You’d have never known it to look at her. There was talk at the Triple R Ranch, of course; the rumor was that if you were around when Annette had her bathing suit on, you might be lucky enough to see her secret passage. That was the game, anyway.

That’s right, Mouseketeers! Disney had made Annette a star, but it took Parker Brothers, the makers of Sorry! and Tell It To The Judge, to make searching for Annette’s Secret Passage a national pastime. Parker had included secret passages in previous games (Clue has two of them) but to make a young woman’s secret passage the sole focus for an entire board game was unprecedented in the 1950’s.

The game play has the ring of truth to it: first, you swim around the lake for a while (according to the rules, any number of players may occupy the lake at the same time). Then, you walk around the island. Once you’ve accomplished a complete trip around Shell Island, slip back gently into the water and wait. When it’s your turn, prepare to maneuver your piece towards Annette’s Secret Passage.

But beware! Already circling Annette’s secret passage are two vigorous, powerful, elongated, round-bodied fighters with long projecting swords. (Yellow Arrows were added to this illustration and do not appear on the original gameboard).

Worse, according to Wikipedia, is that swordfish happen to be one of the very few species with the ability to heat “selected body parts” above the temperature of the surrounding water. Thus, the question “Does Annette like swordfish?” takes on a whole new meaning in the game, which introduced many a young lad to the concept of “secret passages,” perhaps explaining why an original set in good condition commands thousands on eBay.

According to the instructions printed on Annette’s box, “Annette, Spin and Marty are on a cruise off the coast of California with Marty’s Grandmother. During the night Marty’s grandmother’s jewels were stolen! (Parker Brothers’ exclamation point). Annette thinks that whoever stole them must have escaped to the island. The next morning, with Captain Blaney’s permission, Annette, Spin and Marty decide to do some “skin diving” and “explore the island” (quotation marks mine).

A careful inspection of the entire game board reveals the entire story.

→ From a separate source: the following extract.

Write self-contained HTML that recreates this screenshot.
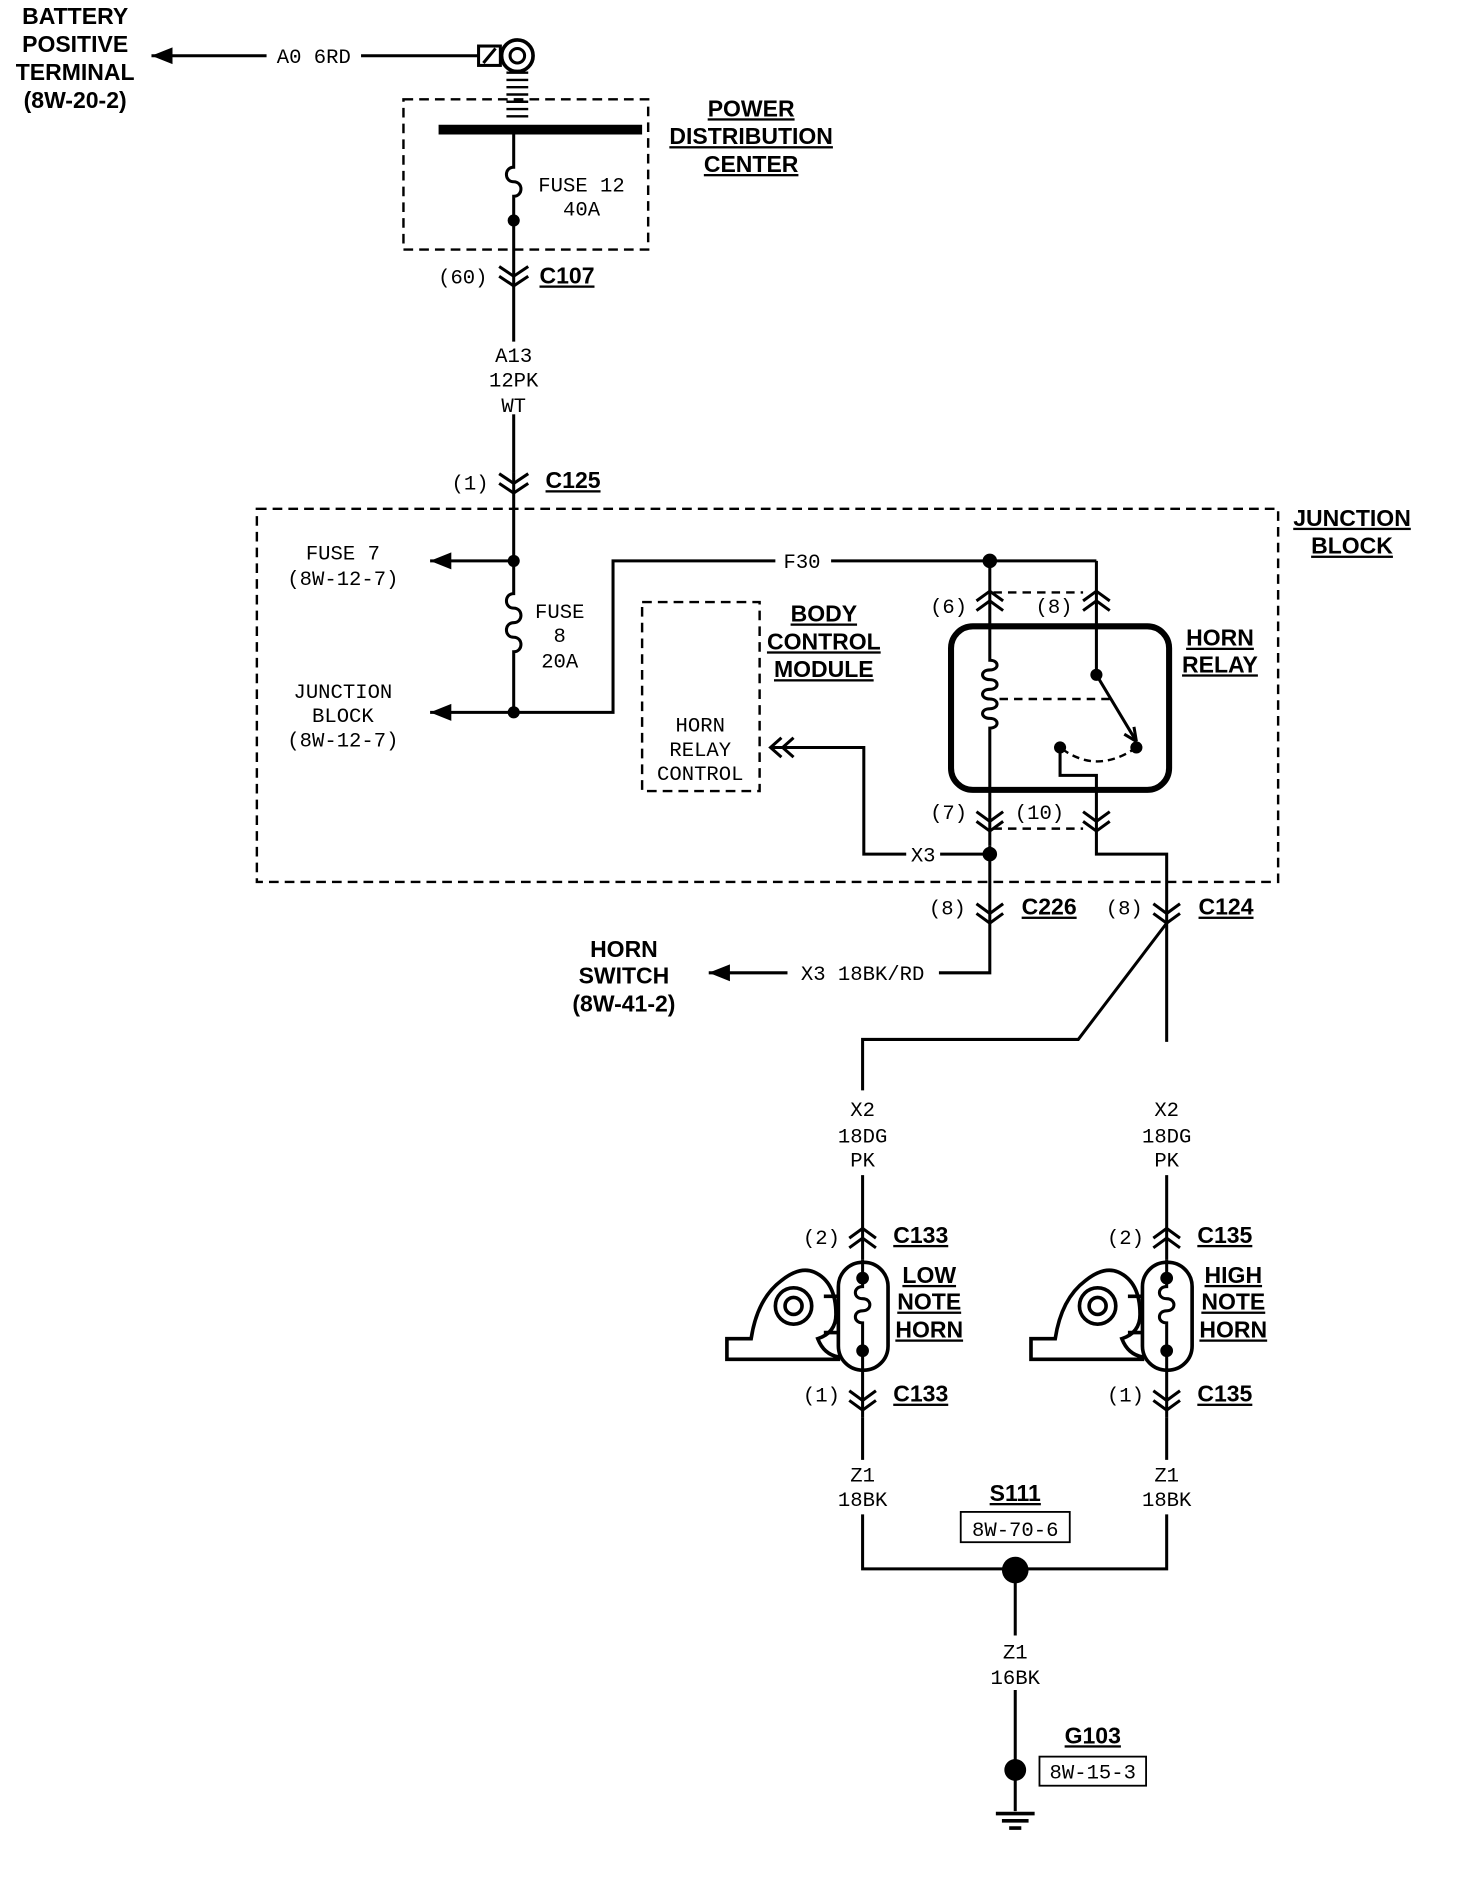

Disney knew that The Mickey Mouse Club wouldn’t last forever, and in the fall of ‘57 – around the same time the Studio was making money hand over fist from Annette’s Secret Passage – the studio announced two productions designed to carry the success of the Mouseketeers forward.

The first was a theatrical motion picture, “The Road To Oz,” featuring Annette as Ozma. Although considered a “sure thing,” the studio was curiously quiet about the project afterwards, ultimately announcing that the movie had been shelved.

The second production was a groundbreaking TV series to be based on Walt Disney’s Annette and the Mystery at Smugglers’ Cove, the Disney book that had been perched atop the Times Best Seller List for 38 consecutive weeks. The cover gives some of the plot away; Annette is sailing across Bodega Bay with a pair of lovebirds when a seagull swoops down and pecks at her forehead, drawing blood. This is the first of many inexplicable events Annette encounters as she arrives in, then tries to escape from, Smugglers’ Cove Island.

The pilot for the TV series was produced, but test audiences found it confusing and “disjointed,” something many viewers claimed Annette would have to physically have been in order to fit into the minuscule boat seen on the novel’s dust jacket.

The Disney studio would have to wait until it owned ABC Television in order to return to the project nearly five decades later, when it unexpectedly became a huge success. Alas, none of the footage from the original “Smugglers’ Cove” pilot still exists, and the episode is one of the ten “most sought after lost television shows” identified by the Library of Congress and something called The Paley Center for Media. All that survives is a single color still featuring Annette in her role as the upbeat, dancing castaway, Kate.